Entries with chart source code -
##########
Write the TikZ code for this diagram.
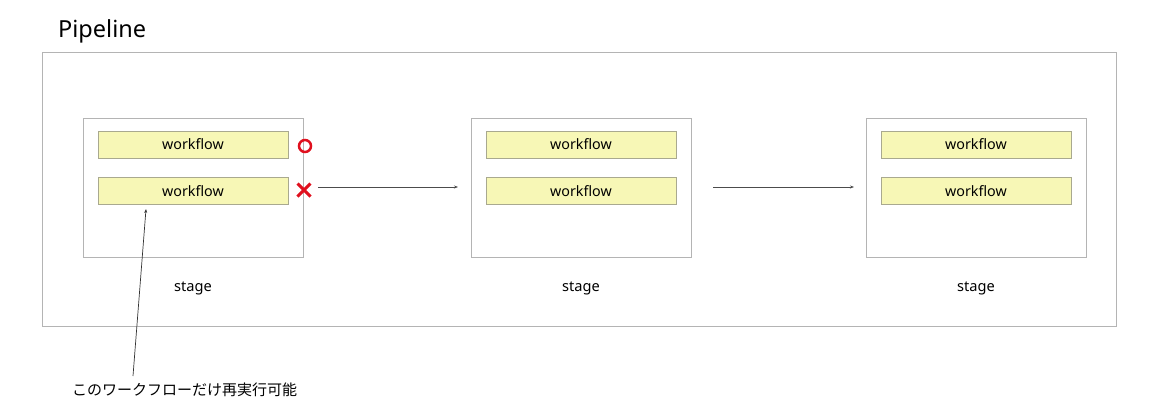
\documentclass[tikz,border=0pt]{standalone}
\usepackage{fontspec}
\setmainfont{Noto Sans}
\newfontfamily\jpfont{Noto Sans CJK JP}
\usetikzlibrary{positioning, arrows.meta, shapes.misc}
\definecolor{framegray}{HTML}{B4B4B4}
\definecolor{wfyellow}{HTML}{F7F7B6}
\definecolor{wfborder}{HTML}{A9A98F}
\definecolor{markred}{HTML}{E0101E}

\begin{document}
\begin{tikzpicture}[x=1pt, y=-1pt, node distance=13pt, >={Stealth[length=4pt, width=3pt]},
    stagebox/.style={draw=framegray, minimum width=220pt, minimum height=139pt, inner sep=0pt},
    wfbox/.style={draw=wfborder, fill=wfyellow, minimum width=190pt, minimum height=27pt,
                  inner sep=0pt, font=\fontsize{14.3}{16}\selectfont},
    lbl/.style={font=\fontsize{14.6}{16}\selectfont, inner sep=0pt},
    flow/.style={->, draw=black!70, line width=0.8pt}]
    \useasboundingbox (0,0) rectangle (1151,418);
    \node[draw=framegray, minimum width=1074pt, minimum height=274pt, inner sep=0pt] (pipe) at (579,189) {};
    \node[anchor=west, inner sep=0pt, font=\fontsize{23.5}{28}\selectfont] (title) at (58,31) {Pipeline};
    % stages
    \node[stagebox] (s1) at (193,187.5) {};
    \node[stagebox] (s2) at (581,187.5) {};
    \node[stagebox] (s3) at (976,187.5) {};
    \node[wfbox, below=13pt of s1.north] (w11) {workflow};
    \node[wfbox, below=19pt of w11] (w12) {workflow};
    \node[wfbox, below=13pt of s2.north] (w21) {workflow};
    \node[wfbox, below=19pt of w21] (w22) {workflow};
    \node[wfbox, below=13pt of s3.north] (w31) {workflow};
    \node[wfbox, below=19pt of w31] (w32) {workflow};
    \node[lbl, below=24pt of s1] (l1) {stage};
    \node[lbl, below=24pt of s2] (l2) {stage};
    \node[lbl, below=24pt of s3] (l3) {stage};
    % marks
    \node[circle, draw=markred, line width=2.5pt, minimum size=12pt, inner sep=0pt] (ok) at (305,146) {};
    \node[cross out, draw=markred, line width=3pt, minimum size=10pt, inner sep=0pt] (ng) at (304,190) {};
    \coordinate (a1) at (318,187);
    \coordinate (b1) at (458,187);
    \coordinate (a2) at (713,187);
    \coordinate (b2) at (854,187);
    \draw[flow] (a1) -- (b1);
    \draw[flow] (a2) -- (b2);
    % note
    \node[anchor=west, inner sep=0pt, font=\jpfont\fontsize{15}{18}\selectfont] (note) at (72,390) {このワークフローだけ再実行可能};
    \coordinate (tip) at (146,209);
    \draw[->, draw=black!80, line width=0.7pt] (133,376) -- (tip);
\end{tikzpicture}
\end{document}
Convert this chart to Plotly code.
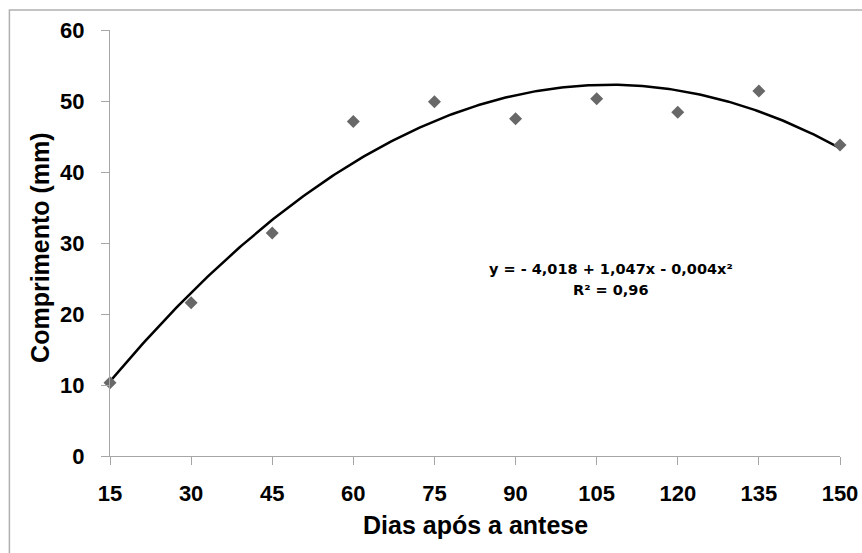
##########
TASK INSTRUCTIONS - Pick out, from the lines above, every one that contains the string "this".

WORKED SOLUTION -
Write the TikZ code for this diagram.
Convert this chart to Plotly code.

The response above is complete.